President Trump, surrounded by miners in hard hats, signed several executive orders Tuesday to reinvigorate the coal industry.
He directed government agencies to end discriminatory policies against the coal industry, end the moratorium on new coal leases on federal lands and promote the security and reliability of the country’s electrical grid. He also instructed the Justice Department to investigate any state policies that target coal.
The orders designate coal as a “mineral.”
Environmentalists and climate change activists regard coal as the dirtiest fossil fuel and have campaigned for years to eliminate its use.
“We’re ending Joe Biden’s war on beautiful, clean coal once and for all,” Mr. Trump said in the White House East Room before signing the orders.
One of the coal miners, Jeff Crowe of West Virginia, said that “for too long coal has been a dirty word that most refrain to speak about.”
“Most of those that will speak negatively about coal do so from an uneducated standpoint,” he said. “Many are unaware of the engineering and technology that are used in today’s mining to create a clean, energy efficient product.”
In 2022, Wyoming was the largest coal-producing state, followed by West Virginia, Pennsylvania, Illinois and Kentucky, according to the U.S. Energy Information Administration.
Coal use in the U.S. has dropped to about 16% of energy production in 2023, according to the Energy Information Administration. In 2010, it was 45% of energy production.
The executive orders are one more step in Mr. Trump’s energy plan.
“We need more than double the energy, the electricity that we currently have — you take all the electricity in the country right now for houses, for buildings, for everything, we need to more than double it to be number one,” Mr. Trump said.
He railed against Democrats for wanting to move away from coal mining and toward green energy. He said other countries have moved away from green energy initiatives and back to coal.
On his first day in office, Mr. Trump in a national emergency declaration said that the “energy and critical minerals identification, leasing, development, production, transportation, refining, and generation capacity of the United States are all far too inadequate to meet our Nation’s needs.”
He also pulled out of the Paris Climate Accord. On Tuesday, he said that the climate change pact was “unfair, one-sided and extremely costly” to the U.S.
The president said he would safeguard coal mining businesses for years to come.
“We’re going to give a guarantee that business will not be terminated by the ups and downs of the world of politics,” he said.
He cited the expansion of the Spring Creek Mine in Montana that was approved last month and said there would be more to come in states such as Wyoming, Utah, Alabama, North Dakota and West Virginia.
The president also directed Energy Security Chris Wright to use federal funding to invest in next-generation coal technology and to keep the Cholla Power Plant in Arizona open and functioning. It was slated to be closed down this month.
“Pound for pound, coal is the single most reliable, durable, secure and powerful form of energy there is on earth today,” he said.
Energy and climate groups decried the orders.

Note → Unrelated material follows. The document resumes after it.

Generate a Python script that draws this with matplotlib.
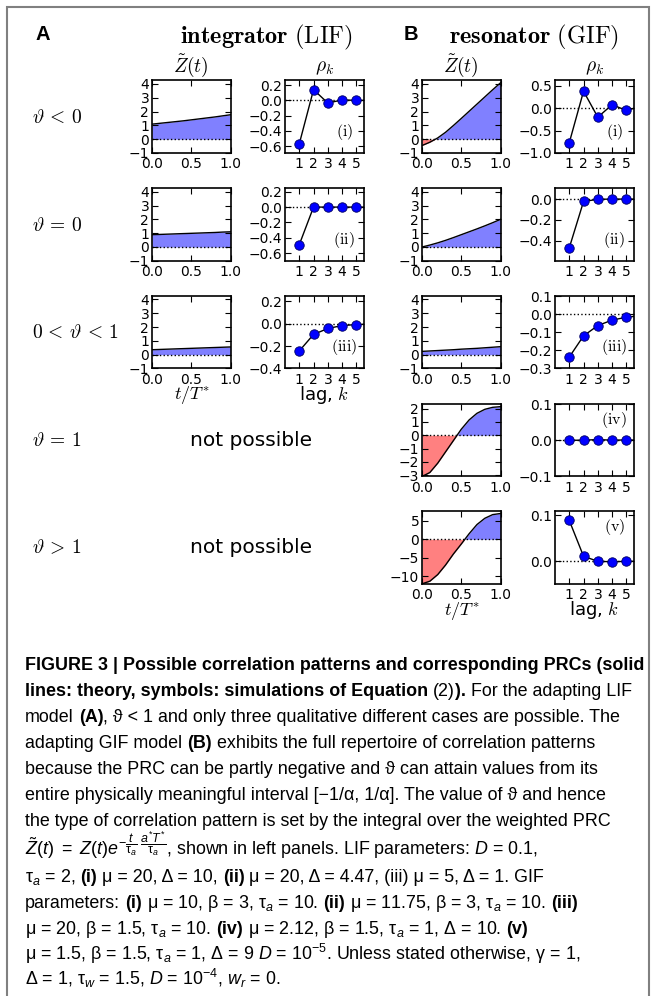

“The only way to prop up coal is to deny reality, and the reality is that people no longer rely on coal because it’s expensive, unreliable, and devastating to public health,” said Julie McNamara, an associate policy director with the Climate & Energy program at the Union of Concerned Scientists.
“Instead of supporting the economy-boosting clean energy transition that maintains widespread public support across the country, President Trump is relentlessly attempting to tear it down. People will pay the price through higher energy bills and towering costs to their health and the environment,” she said in a statement.